When he said he re-approached Banner to order more signage, it was only then that Steve Young offered a $500 contribution—the second largest of Henderson’s campaign— at the request of Doug Young, Henderson said, to compensate for the company’s errors. Up until that point, Henderson said he was unaware of any connection of Doug Young to Banner Mania.

“At that point, I gratefully accepted,” Henderson said.

Doug Young’s influence reaching Washington?

Young, who says he voted for Obama, picked Wilson over Romney and endorsed McAdams over Mia Love, also supported two of the area’s most conservative municipal leaders.

“I am a Republicrat,” Young said, describing his pastiche of political patterns.

Whereas Wilson failed with her attempt at federal political office, McAdams succeeded with his and did so with the support of Doug Young Land and Livestock.
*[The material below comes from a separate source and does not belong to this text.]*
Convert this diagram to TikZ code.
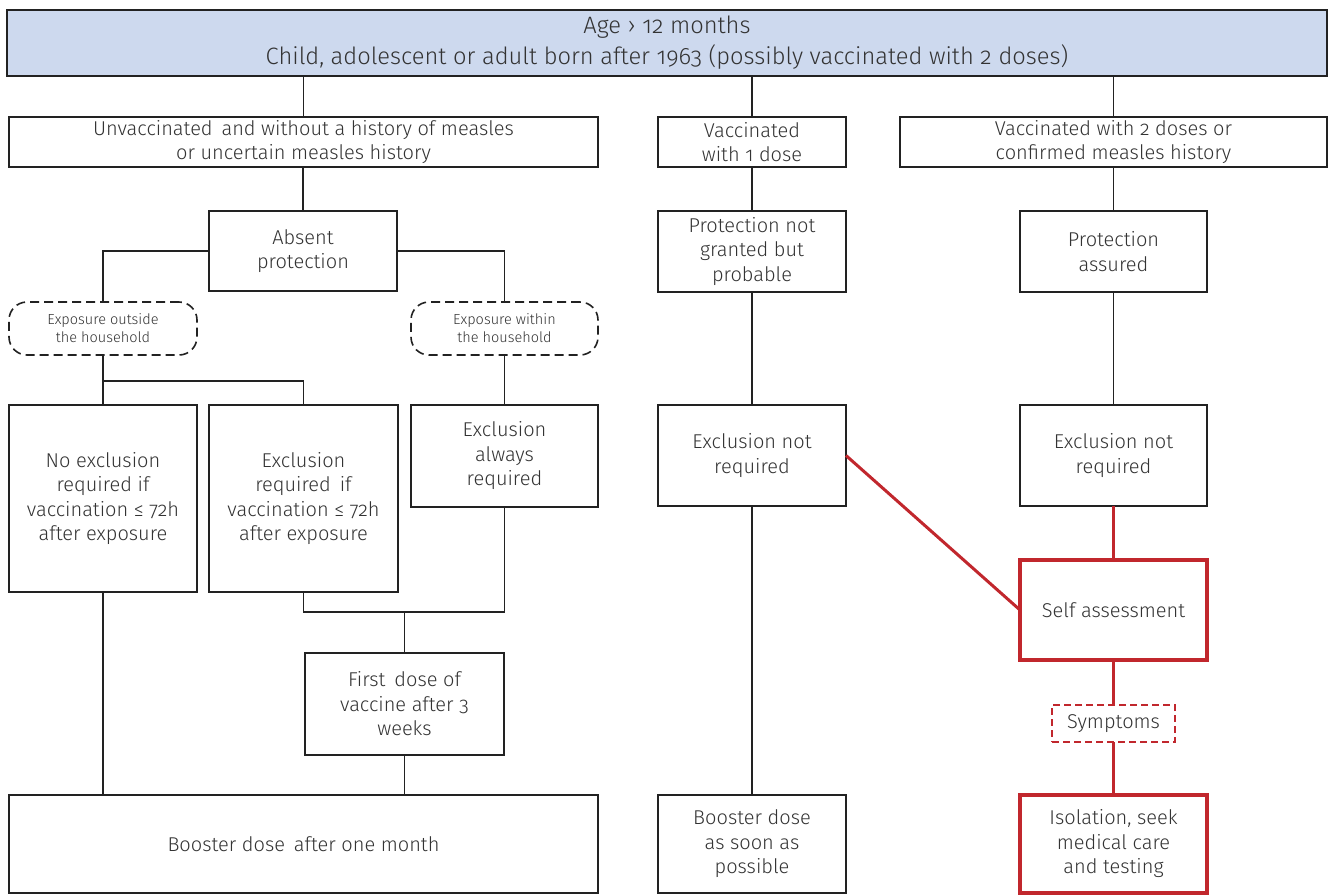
\documentclass[tikz,border=0pt]{standalone}
\usepackage{fontspec}
\setmainfont{Fira Sans Light}[Numbers=OldStyle]
\definecolor{topfill}{HTML}{CDD9EE}
\definecolor{redc}{HTML}{C1272D}
\definecolor{txt}{HTML}{333333}
\definecolor{ln}{HTML}{222222}
\newcommand\bxn[7]{\node[#6, minimum width={#4-#2}, minimum height={#5-#3}] (#1) at ({(#2+#4)/2},{(#3+#5)/2}) {#7};}
\tikzset{
  base/.style={inner sep=0pt, outer sep=0pt, align=center, text=txt, font=\fontsize{20}{24.5}\selectfont},
  bx/.style={base, draw=ln, line width=1.5pt, fill=white},
  topbox/.style={base, draw=ln, line width=1.5pt, fill=topfill, font=\fontsize{23.7}{31}\selectfont},
  expo/.style={base, draw=ln, line width=1.6pt, dash pattern=on 9pt off 5pt, rounded corners=18pt, fill=white, font=\fontsize{14.5}{18}\selectfont},
  redbox/.style={base, draw=redc, line width=3.5pt, fill=white},
  reddash/.style={base, draw=redc, line width=1.8pt, dash pattern=on 7pt off 4pt, fill=white},
  conn/.style={draw=ln, line width=1.4pt},
  redconn/.style={draw=redc, line width=3pt},
}
\begin{document}
\begin{tikzpicture}[x=1pt,y=-1pt]
\useasboundingbox (0,0) rectangle (1328,895);
\coordinate (j1) at (0,381);
\coordinate (j2) at (0,612);
% boxes
\bxn{top}{7}{10}{1327}{76}{topbox}{Age › 12 months\\Child, adolescent or adult born after 1963 (possibly vaccinated with 2 doses)}
\bxn{unv}{9}{117}{598}{167}{bx}{Unvaccinated\, and without a history of measles\\or uncertain measles history}
\bxn{vone}{658}{117}{846}{167}{bx}{Vaccinated\\with 1 dose}
\bxn{vtwo}{900}{117}{1327}{167}{bx}{Vaccinated with 2 doses or\\confirmed measles history}
\bxn{absent}{209}{211}{397}{291}{bx}{Absent\\protection}
\bxn{protnot}{658}{211}{846}{292}{bx}{Protection not\\granted but\\probable}
\bxn{protass}{1020}{211}{1207}{292}{bx}{Protection\\assured}
\bxn{expout}{9}{302}{197}{355}{expo}{Exposure outside\\the household}
\bxn{expin}{411}{302}{598}{355}{expo}{Exposure within\\the household}
\bxn{noexcl}{9}{405}{197}{592}{bx}{No exclusion\\required if\\vaccination ≤ 72h\\after exposure}
\bxn{exclreq}{209}{405}{398}{592}{bx}{Exclusion\\required\, if\\vaccination ≤ 72h\\after exposure}
\bxn{always}{411}{405}{598}{507}{bx}{Exclusion\\always\\required}
\bxn{exclnotone}{658}{405}{846}{506}{bx}{Exclusion not\\required}
\bxn{exclnottwo}{1020}{405}{1207}{506}{bx}{Exclusion not\\required}
\bxn{self}{1020}{560}{1207}{660}{redbox}{Self assessment}
\bxn{first}{305}{653}{504}{755}{bx}{First\, dose of\\vaccine after 3\\weeks}
\bxn{symp}{1052}{705}{1175}{742}{reddash}{Symptoms}
\bxn{boostone}{9}{795}{598}{893}{bx}{Booster dose\, after one month}
\bxn{boosttwo}{658}{795}{846}{893}{bx}{Booster dose\\as soon as\\possible}
\bxn{isol}{1020}{795}{1207}{893}{redbox}{Isolation, seek\\medical care\\and testing}
% black connectors
\draw[conn] (unv.north) -- (unv.north |- top.south);
\draw[conn] (vone.north) -- (vone.north |- top.south);
\draw[conn] (vtwo.north) -- (vtwo.north |- top.south);
\draw[conn] (absent.north) -- (absent.north |- unv.south);
\draw[conn] (absent.west) -| (expout.north);
\draw[conn] (absent.east) -| (expin.north);
\draw[conn] (expout.south) -- (noexcl.north);
\draw[conn] (expout.south |- j1) -| (exclreq.north);
\draw[conn] (expin.south) -- (always.north);
\draw[conn] (exclreq.south) -- (exclreq.south |- j2) -- (always.south |- j2) -- (always.south);
\draw[conn] (first.north) -- (first.north |- j2);
\draw[conn] (noexcl.south) -- (noexcl.south |- boostone.north);
\draw[conn] (first.south) -- (first.south |- boostone.north);
\draw[conn] (vone.south) -- (protnot.north);
\draw[conn] (protnot.south) -- (exclnotone.north);
\draw[conn] (exclnotone.south) -- (boosttwo.north);
\draw[conn] (vtwo.south -| protass.north) -- (protass.north);
\draw[conn] (protass.south) -- (exclnottwo.north);
% red connectors
\draw[redconn] (exclnottwo.south) -- (self.north);
\draw[redconn] (self.south) -- (symp.north);
\draw[redconn] (symp.south) -- (isol.north);
\draw[redconn] (exclnotone.east) -- (self.west);
\end{tikzpicture}
\end{document}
The $10,800 contribution was the 15th-largest donation to McAdams’ campaign, but is still somewhat miniscule to McAdams’ total 2018 campaign expenditure—just .03%.

When asked why he contributed two-and-a-half times as much to Wilson as he did to McAdams, Young shrugged, “She needed it.”

Young cites his contribution to McAdams, who vetoed Olympia Hills 1.0 in 2018, and to both Henderson and Staggs, who he says, “are now fighting against me” as evidence of his point of view on political contributions.

And while Young and Staggs disagree on not just the matter of who-approached-whom for the campaign-signage donation, and the larger matter of Olympia Hills, both seem to agree that honest, earnest public servants are not unduly swayed by political contributions.

“This is a great example of my not being beholden to a donor/developer,” Staggs told the City Journals. “I have been—and continue to be—one of the strongest critics of a project that lacks critical infrastructure and could create such unnecessary, negative impacts to our community.”

And then there’s Young.

“Can you buy a candidate? No, I don’t believe you can. People think you can, but you really can’t.”